Illinois Eavesdropping Law Won’t Get Reprieve

     (CN) – The Supreme Court refused to take up a dispute over a controversial eavesdropping law that makes it a felony in Illinois to record law enforcement officers while they are on duty.
     The law, originally passed in 1961, criminalizes the nonconsensual recording of most oral communication without the consent of all parties. Photos, taking notes, and silent video recording of a conversation are permissible under the statute. Subsequent amendments carved out immunity for law-enforcement officers and for audio recordings related to news reporting, but enhanced the punishments for recording of police officers by a private citizen.
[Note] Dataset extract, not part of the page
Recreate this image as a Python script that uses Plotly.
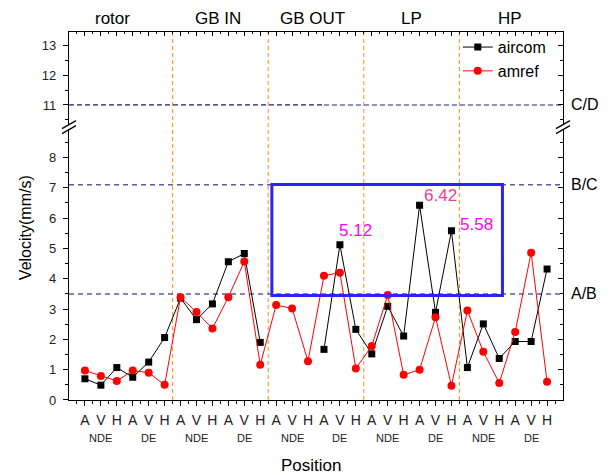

     Both lawmakers and civil rights groups within the state have taken aim at the law. The American Civil Liberties filed suit, citing concerns that its members would face prosecution while carrying out the organization’s “police accountability program.”
     Recording police is a long-standing monitoring mission for the ACLU, which claims that ability is vital to prevent abuses.
     The program involves recording officers who are performing their duties in public places, with special attention given to recording political protests and demonstrations. The ACLU’s pre-enforcement action sought to enjoin Illinois State’s Attorney Anita Alvarez from enforcing the law against citizens who record police officers on duty.
     U.S. District Judge Suzanne Conlon rejected the ACLU’s challenge, calling the claim “an unprecedented expansion of the First Amendment,” which she noted “does not protect the right to audio record.”
     But a divided panel of 7th Circuit reversed the ruling in May, saying, “the district court’s decision turned on mistaken understandings about the relevant First Amendment doctrine.”
     Rejecting Conlon’s determination that the ACLU lacked standing, the appellate panel wrote: “The Illinois eavesdropping statue restricts far more speech than necessary to protect legitimate privacy interests; as applied to the facts alleged here, it likely violates the First Amendment’s free-speech and free-press guarantees.”
     Judge Diane Sykes penned the majority opinion.
     “Unlike the federal wiretapping statute and the eavesdropping laws of most other states, the gravamen of the Illinois eavesdropping offense is not the secret interception or surreptitious recording of a private communication. Instead, the statute sweeps much more broadly, banning all audio recording of any oral communication absent consent of the parties regardless of whether the communication is or was intended to be private,” she wrote.
     The court issued a temporary injunction preventing enforcement against citizens who record police officers and returned the case to Judge Conlon for a more extensive ruling on the merits.
     Alvarez petitioned the Supreme Court to intercede, but the justices denied her petition without comment, as is their custom, on Monday.